3. Resources -- You're thinking about industrial design and not just concept design so pay attention to this one. What does a university have that the average design student doesn't? Machine shops equipped with mills, lathes, rapid prototyping machines and maybe even plasma cutters (*lust*) among other things. When studying ID, you need to learn about materials, and the best way to learn is to build something once in a while. If you have your own shop (like I did because my dad is a machinist), then you don't need a school for this stuff. Otherwise, consider it. Also, think about the computer labs filled with high-end graphics workstations loaded up with the latest 3D software. It's nice not to have to pay for this stuff when you're still just learning. Of course, the quality and availability of these resources again depends on the quality of the school you go to.
4. Faculty -- Classes are one thing, but it's also nice to have a professor in the metal shop who can give you instant feedback on one of your designs. You can ask them questions like, "How would I go about building this?" or "Can I build this?" Most ID schools give their students pretty good access to their shop facilities for school and personal projects. Having those shops staffed with people who are experienced and knowledgable in their use only adds more value to them.
5. Networking -- It's been said before, but getting a good job in the design industry is about who you know as much as it is about how good you are. One good way to meet people is in school. And not just students. Professors have ties to the industry usually and can help you out if you distinguish yourself in their classes. Schools attract guest speakers and lecturers, most of whom are very approachable and can be downright friendly when offered a free beer. Student chapters of IDSA are incredibly valuable because they offer all of the benefits of a professional chapter at a fraction of the membership cost.
6. Your portfolio is your resume. A good portfolio can get you in most doors. But product design is about more than good pictures, there is a function implied in every designed product. And they have to be manufactured. Industrial design is more than just drawing basically. A good ID program includes drawing/art, practical knowledge like materials courses, some science and engineering (though most go pretty light on this stuff, two or three classes tops), some psychology (human factors mostly) and maybe even some marketing. Good industrial designers have a lot of varied skills and employers want designers with as many skillsets as possible these days. The rennaissance man is back in fashion in industrial design. Your portfolio can tell an employer how well you draw or what software you know how to use for 3D renderings, but without that four-year degree under your belt they have no way of knowing what you know about manufacturing processes, materials, human factors or product marketability.

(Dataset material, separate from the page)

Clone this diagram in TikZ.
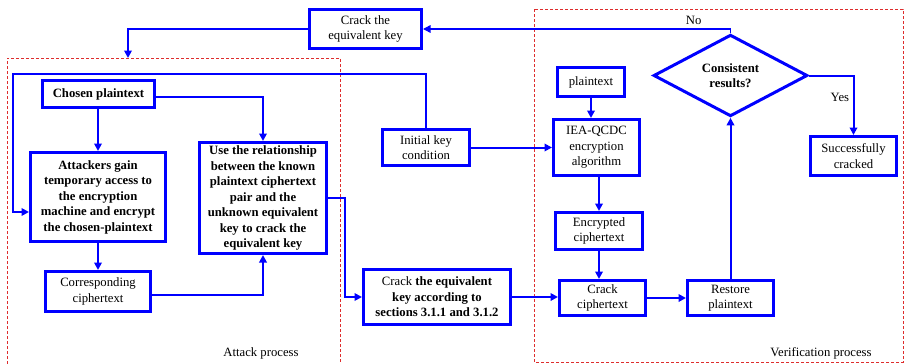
\documentclass[tikz,border=0pt]{standalone}
\usepackage{fontspec}
\setmainfont{Liberation Serif}
\usetikzlibrary{arrows.meta, shapes.geometric}
\definecolor{flowblue}{RGB}{0,0,255}
\definecolor{zonered}{RGB}{222,45,45}
\tikzstyle{block} = [draw=flowblue, line width=3pt, rectangle, align=center, inner sep=1pt, font=\fontsize{12.7}{15.5}\selectfont]
\tikzstyle{strong} = [block, font=\fontsize{12.7}{15.5}\selectfont\bfseries]
\tikzstyle{decision} = [strong, diamond, inner sep=0pt]
\tikzstyle{label} = [font=\fontsize{12.7}{15.5}\selectfont]
\tikzstyle{link} = [draw=flowblue, line width=2pt, -{Triangle[length=7.5pt, width=7.5pt]}]
\tikzstyle{zone} = [draw=zonered, line width=1pt, dash pattern=on 3pt off 2pt]

\begin{document}
\begin{tikzpicture}[x=1pt, y=-1pt]
    \useasboundingbox (0,0) rectangle (906,364);

    % Zones.
    \draw [zone] (7,364) |- (340,58) -- (340,364);
    \draw [zone] (534,9) rectangle (903,362);
    \node (attacklabel) [label] at (261,353) {Attack process};
    \node (verifylabel) [label] at (821,353) {Verification process};

    % Attack side.
    \node (crackkey) [block, minimum width=112, minimum height=39] at (365.5,29) {Crack the\\equivalent key};
    \node (chosen) [strong, minimum width=112, minimum height=27] at (98.5,94) {Chosen plaintext};
    \node (attackers) [strong, minimum width=135, minimum height=89] at (98,197)
        {Attackers gain\\temporary access to\\the encryption\\machine and encrypt\\the chosen-plaintext};
    \node (corresp) [block, minimum width=105, minimum height=40] at (98,291.5) {Corresponding\\ciphertext};
    \node (relation) [strong, minimum width=127, minimum height=111] at (263,198)
        {Use the relationship\\between the known\\plaintext ciphertext\\pair and the\\unknown equivalent\\key to crack the\\equivalent key};
    \node (initial) [block, minimum width=87, minimum height=36] at (426,147.5) {Initial key\\condition};
    \node (crackeq) [block, minimum width=147, minimum height=55] at (437,297)
        {Crack \textbf{the equivalent}\\\textbf{key according to}\\\textbf{sections 3.1.1 and 3.1.2}};

    % Verification side.
    \node (plain) [block, minimum width=67, minimum height=29] at (591,82) {plaintext};
    \node (iea) [block, minimum width=86, minimum height=56] at (596.5,147.5) {IEA-QCDC\\encryption\\algorithm};
    \node (encrypted) [block, minimum width=87, minimum height=37] at (599,231) {Encrypted\\ciphertext};
    \node (crackcipher) [block, minimum width=86, minimum height=35] at (602.5,298) {Crack\\ciphertext};
    \node (restore) [block, minimum width=86, minimum height=35] at (730.5,298) {Restore\\plaintext};
    \node (check) [decision, minimum width=154, minimum height=64] at (730.5,75.5) {Consistent\\results?};
    \node (success) [block, minimum width=86, minimum height=39] at (853.5,156) {Successfully\\cracked};

    \coordinate (attacktop) at (128,58);
    \coordinate (loopleft) at (13,74);

    % Arrows.
    \draw [link, line width=1.4pt] (check.north) |- node [label, pos=0.56, above] {No} (crackkey.east);
    \draw [link] (crackkey.west) -| (attacktop);
    \draw [link] (initial.north) |- (loopleft) |- ([yshift=-15pt]attackers.west);
    \draw [link] (attackers.north |- chosen.south) -- (attackers.north);
    \draw [link] ([yshift=-3pt]chosen.east) -| (relation.north);
    \draw [link] (attackers.south) -- (corresp.north);
    \draw [link] ([yshift=-3.5pt]corresp.east) -| (relation.south);
    \draw [link] (relation.east) -- ++(17,0) |- (crackeq.west);
    \draw [link] (crackeq.east) -- (crackeq.east -| crackcipher.west);
    \draw [link] (initial.east) -- (iea.west);
    \draw [link] (plain.south) -- (plain.south |- iea.north);
    \draw [link] (encrypted.north |- iea.south) -- (encrypted.north);
    \draw [link] (encrypted.south) -- (encrypted.south |- crackcipher.north);
    \draw [link] (crackcipher.east) -- (restore.west);
    \draw [link] (restore.north) -- (check.south);
    \draw [link] (check.east) -| node [label, pos=0.68, left] {Yes} (success.north);
\end{tikzpicture}
\end{document}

Again, this all depends on the school. Go to a good one (if you go to one). Find an accredited one if you can (ID is one of the few academic areas where accreditation actually means something). They don't have to be expensive. (ever thought about Metro State in Denver? It's a great program at a low price)
So yes, you can learn everything you need without ever setting foot in a classroom. And yes, you can also learn everything you need by going to a good school. Neither approach is necessarily better than the other, but one might be better for you. In my experience, most people benefit from school, but I've met self-taught professionals who didn't need school at all -- they really are the exception more than the rule though.
Personally, I'm glad I chose school. I think it accelerated my learning process, but I put a lot of effort into making it worthwhile. I also have a stack of training DVDs and books. They're all good resources, you'd be a fool not to take advantage of every resource you have access to. Use them all. Take advantage of every opportunity. Take any step you can.
The most common person goes to school, doesn't dedicate themselves to their studies and ends up dropping out or just sucking at their chosen profession. No one should think school is a shortcut to avoid hard work and dedication, but far too many people seem to think so anyway. But don't let that be an indictment of school in general. It can be very valuable for the people are willing to put their all into it.
In the immortal words of Socrates, who said, "I drank what?"